Basic Statistical Skills
Mean
When to use: To find the mathematical average of a continuous dataset (e.g., average river depth, mean annual temperature, average pebble size).
Advantages
- Uses every value in the dataset, making it mathematically precise.
- Essential for higher-level statistics like Standard Deviation.
Disadvantages
- Can be significantly skewed by extreme values or anomalies.
- May provide invalid numbers that need manual correction (e.g., 2.4 pedestrians).
Median
When to use: To find the middle value of an ordered dataset. Ideal when data is heavily skewed (e.g., income levels, property values).
Advantages
- Unaffected by extreme outliers, providing a more representative value in skewed datasets.
- More accurately reflects the 'typical' value when the data contains significant anomalies.
Disadvantages
- Ignores the specific values of most data points, focusing only on their ranked position.
- Requires the dataset to be ordered, which can be time-consuming for large samples.
Mode
When to use: To identify the most frequently occurring value or category. Best suited for nominal (categorical) data, like land use types or dominant ethnic groups.
Advantages
- The only measure of central tendency applicable to categorical data.
- Unaffected by extreme numerical outliers.
Disadvantages
- A dataset may have no mode or multiple modes (bimodal/multimodal), leading to ambiguity.
- Does not consider all data points in its calculation.
Statistics using Ranges
Range
When to use: To quickly calculate the difference between the highest and lowest values in a dataset.
Advantages
- Simple and quick to calculate.
- Provides an immediate, though basic, understanding of the data's total spread.
Disadvantages
- Extremely sensitive to outliers as it only uses the two most extreme values.
- Provides no information about the distribution of data between the extremes.
Interquartile Range (IQR)
When to use: To measure the spread of the middle 50% of the data. Often used to compare data distributions and identify potential outliers (e.g., using box plots).
Advantages
- Eliminates the influence of extreme upper and lower outliers.
- Effective for comparing the internal spread of different datasets.
Disadvantages
- Ignores 50% of the dataset (the lowest 25% and highest 25%).
- More complex to calculate than the standard range.
Standard Deviation
When to use: To measure the average distance of all data points from the mean. A small SD indicates data is clustered tightly around the mean (high reliability); a large SD indicates data is widely spread out.
Advantages
- Allows you to see how much scores vary around the mean.
- Not as affected by extreme values.
Disadvantages
- It is hard to calculate.
- Has assumptions, meaning it cannot be used on skewed or irregular data.
Statistical Tests & Advanced Skills
Spearman's Rank
When to use: To measure the strength and direction of a relationship between two variables. Ideal for testing hypotheses such as "Does pebble size decrease with distance from the source?" or "Is there a correlation between a town's deprivation index and distance from the CBD?".
Advantages
- Provides a precise numerical value (-1 to +1) indicating the strength and direction of a correlation.

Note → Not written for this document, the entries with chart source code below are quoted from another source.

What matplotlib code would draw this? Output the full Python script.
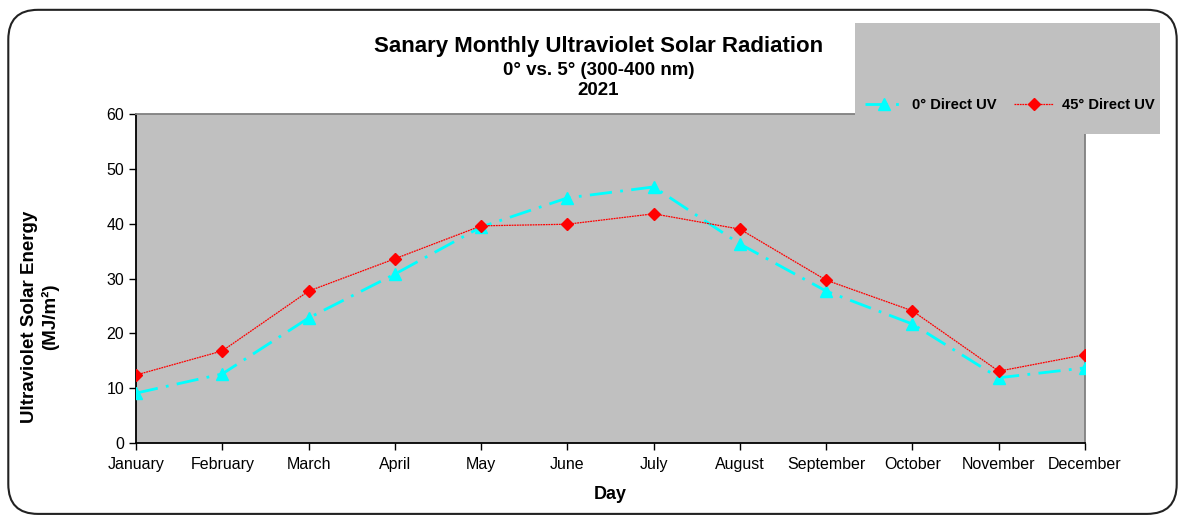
import matplotlib.pyplot as plt
from matplotlib.patches import FancyBboxPatch, Rectangle

plt.rcParams['font.family'] = ['Liberation Sans', 'DejaVu Sans']

months = ['January', 'February', 'March', 'April', 'May', 'June', 'July',
          'August', 'September', 'October', 'November', 'December']
uv_0 = [9.1, 12.6, 22.8, 30.8, 39.4, 44.7, 46.7, 36.3, 27.7, 21.7, 11.9, 13.7]
uv_45 = [12.4, 16.8, 27.7, 33.6, 39.6, 39.9, 41.8, 39.0, 29.7, 24.1, 13.1, 16.1]
yticks = [0, 10, 20, 30, 40, 50, 60]

fig = plt.figure(figsize=(11.85, 5.17), dpi=100)

# rounded outer frame
frame = FancyBboxPatch((0.007, 0.006), 0.986, 0.975, boxstyle='round,pad=0,rounding_size=0.025',
                       transform=fig.transFigure, facecolor='none', edgecolor='#222222',
                       linewidth=1.5, zorder=0, mutation_aspect=2.3)
fig.patches.append(frame)

ax = fig.add_axes([0.1148, 0.1431, 0.8008, 0.6364])
ax.set_facecolor('#C0C0C0')
x = list(range(len(months)))
ax.plot(x, uv_0, color='cyan', linestyle=(0, (8, 3, 1, 3)), linewidth=2, marker='^',
        markersize=8.5, label='0° Direct UV', zorder=3)
ax.plot(x, uv_45, color='red', linestyle=(0, (1.5, 0.6)), linewidth=0.9, marker='D',
        markersize=6.5, label='45° Direct UV', zorder=4)

ax.set_xlim(0, len(months) - 1)
ax.set_ylim(0, 60)
ax.set_yticks(yticks)
ax.set_xticks(x)
ax.set_xticklabels(months)
ax.tick_params(axis='both', labelsize=11.5, direction='out', length=5, width=1, colors='black')
ax.tick_params(axis='x', pad=5)
for s in ['left', 'bottom']:
    ax.spines[s].set_color('black')
    ax.spines[s].set_linewidth(1.3)
for s in ['top', 'right']:
    ax.spines[s].set_color('#808080')
    ax.spines[s].set_linewidth(1.3)

fig.text(0.515, 0.043, 'Day', ha='center', va='center', fontsize=13, fontweight='bold')
fig.text(0.0335, 0.387, 'Ultraviolet Solar Energy\n(MJ/m²)', ha='center', va='center',
         rotation=90, multialignment='center', fontsize=13.5, fontweight='bold')

fig.text(0.505, 0.910, 'Sanary Monthly Ultraviolet Solar Radiation', ha='center', va='center',
         fontsize=16, fontweight='bold')
fig.text(0.505, 0.864, '0° vs. 5° (300-400 nm)', ha='center', va='center',
         fontsize=13.5, fontweight='bold')
fig.text(0.505, 0.825, '2021', ha='center', va='center', fontsize=13.5, fontweight='bold')

# legend box
fig.patches.append(Rectangle((0.7215, 0.7408), 0.2574, 0.2147, transform=fig.transFigure,
                             facecolor='#C0C0C0', edgecolor='none', zorder=5))
leg = fig.legend(loc='center', bbox_to_anchor=(0.852, 0.797), ncol=2, frameon=False,
                 prop={'weight': 'bold', 'size': 10.6}, handlelength=2.6, columnspacing=1.2,
                 handletextpad=0.6)
leg.set_zorder(6)

plt.savefig('out.png', dpi=100)
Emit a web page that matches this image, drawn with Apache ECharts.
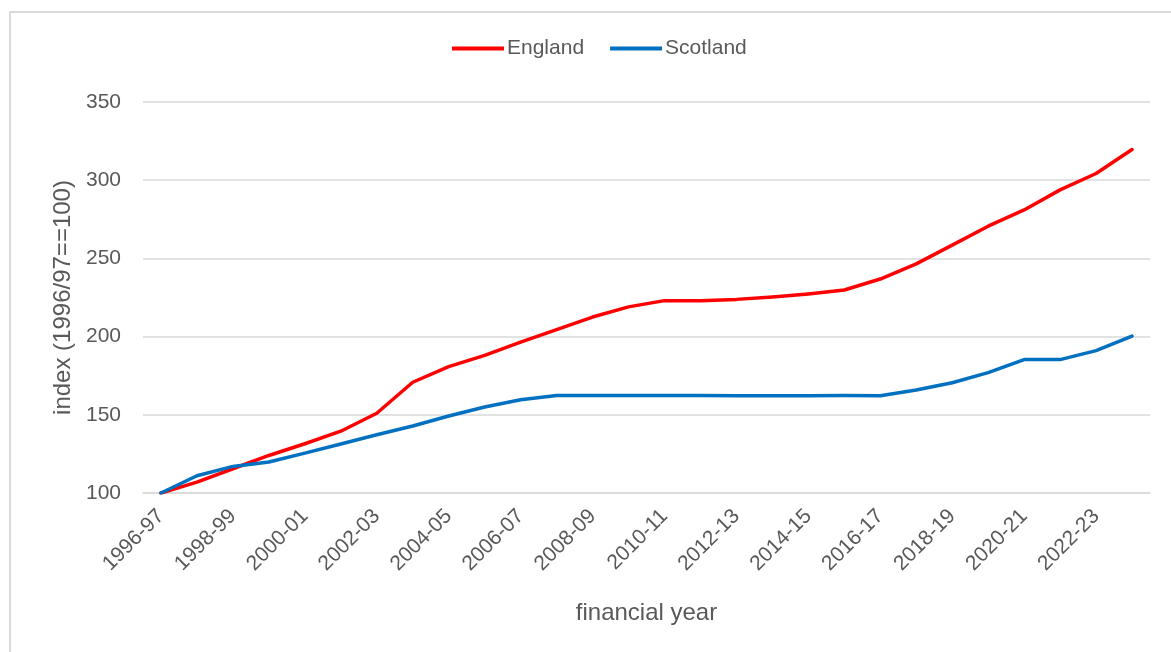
<!DOCTYPE html>
<html>
<head>
<meta charset="utf-8">
<script src="https://cdn.jsdelivr.net/npm/echarts@6/dist/echarts.min.js"></script>
<style>
    html, body { margin: 0; padding: 0; background: #fff; }
    .frame {
        position: absolute; left: 9px; top: 11px; width: 1200px; height: 700px;
        border-left: 2px solid #d9d9d9; border-top: 2px solid #d9d9d9;
    }
    #chart { position: absolute; left: 0; top: 0; width: 1171px; height: 652px; }
</style>
</head>
<body>
<div class="frame"></div>
<div id="chart"></div>
<script>
// financial years
const years = ['1996-97', '1997-98', '1998-99', '1999-00', '2000-01', '2001-02', '2002-03',
    '2003-04', '2004-05', '2005-06', '2006-07', '2007-08', '2008-09', '2009-10', '2010-11',
    '2011-12', '2012-13', '2013-14', '2014-15', '2015-16', '2016-17', '2017-18', '2018-19',
    '2019-20', '2020-21', '2021-22', '2022-23', '2023-24']

// index values, 1996/97 = 100
const england = [100, 107, 115.5, 124, 131.5, 139.5, 151, 170.8, 180.8, 188, 196.5, 204.5,
    212.5, 219, 223, 223, 223.8, 225.3, 227.3, 229.8, 236.8, 246.5, 258.5, 270.6, 281,
    293.8, 304.3, 319.6]
const scotland = [100, 111, 117, 119.8, 125.5, 131.3, 137.2, 142.8, 149.2, 155, 159.6, 162.3,
    162.4, 162.4, 162.4, 162.4, 162.2, 162.2, 162.2, 162.4, 162.2, 165.8, 170.5, 177, 185.3,
    185.3, 191, 200.3]

const yTicks = { min: 100, max: 350, interval: 50 }

let myChart = echarts.init(document.getElementById('chart'))
let option = {
    animation: false,
    textStyle: { fontFamily: 'Liberation Sans' },
    legend: {
        left: 447,
        top: 33,
        itemWidth: 52,
        itemHeight: 4,
        itemGap: 26,
        icon: 'rect',
        textStyle: { color: '#595959', fontSize: 21, padding: [0, 0, 0, -2] },
        data: ['England', 'Scotland']
    },
    grid: {
        left: 143,
        right: 21,
        top: 102,
        bottom: 159
    },
    xAxis: {
        type: 'category',
        data: years,
        boundaryGap: true,
        name: 'financial year',
        nameLocation: 'middle',
        nameGap: 108,
        nameTextStyle: { color: '#595959', fontSize: 24 },
        axisLine: { lineStyle: { color: '#d9d9d9', width: 1.5 } },
        axisTick: { show: false },
        axisLabel: {
            interval: 1,
            rotate: 45,
            margin: 20,
            color: '#595959',
            fontSize: 21
        }
    },
    yAxis: {
        type: 'value',
        min: yTicks.min,
        max: yTicks.max,
        interval: yTicks.interval,
        name: 'index (1996/97==100)',
        nameLocation: 'middle',
        nameGap: 68,
        nameTextStyle: { color: '#595959', fontSize: 24 },
        axisLine: { show: false },
        axisTick: { show: false },
        axisLabel: { color: '#595959', fontSize: 21, margin: 22 },
        splitLine: { lineStyle: { color: '#d9d9d9', width: 1.5 } }
    },
    series: [
        {
            name: 'England',
            type: 'line',
            data: england,
            showSymbol: false,
            itemStyle: { color: '#ff0000' },
            lineStyle: { color: '#ff0000', width: 3.5, cap: 'round', join: 'round' }
        },
        {
            name: 'Scotland',
            type: 'line',
            data: scotland,
            showSymbol: false,
            itemStyle: { color: '#0070c0' },
            lineStyle: { color: '#0070c0', width: 3.5, cap: 'round', join: 'round' }
        }
    ]
}
myChart.setOption(option)
</script>
</body>
</html>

- Can be used with ranked data and is not reliant on a normal data distribution. This means it can be used to confirm confusing correlation patterns.
Disadvantages
- Manual ranking of large datasets can be laborious and prone to error.
- Correlation does not imply causation; it cannot prove that one variable causes a change in the other.
Mann-Whitney U Test
When to use: To test for a significant difference between two independent sets of data that are not normally distributed. It is the non-parametric equivalent of the t-test. For example, "Is there a significant difference in the Environmental Quality Score between two different residential streets?"
Advantages
- Effective for skewed data as it does not require a normal distribution.
- Clearly determines if the difference between two data sets is statistically significant.
Disadvantages
- The manual calculation is lengthy and can be prone to human error.
- Accuracy can be reduced with very small sample sizes (typically below 5).
- Can only be used to test the difference between two data sets.
Chi-Squared Test
When to use: To compare observed categorical data with expected data to see if there is a significant association between them. For example, "Is there a significant difference in the preferred shopping location (e.g., city centre, retail park) between different age groups?".
Advantages
- Useful for testing hypotheses using categoric data / variables.
Disadvantages
- Extremely sensitive to the size of the sample used.
- It only indicates if a relationship is exists (if it is significant), not how strong that relationship is.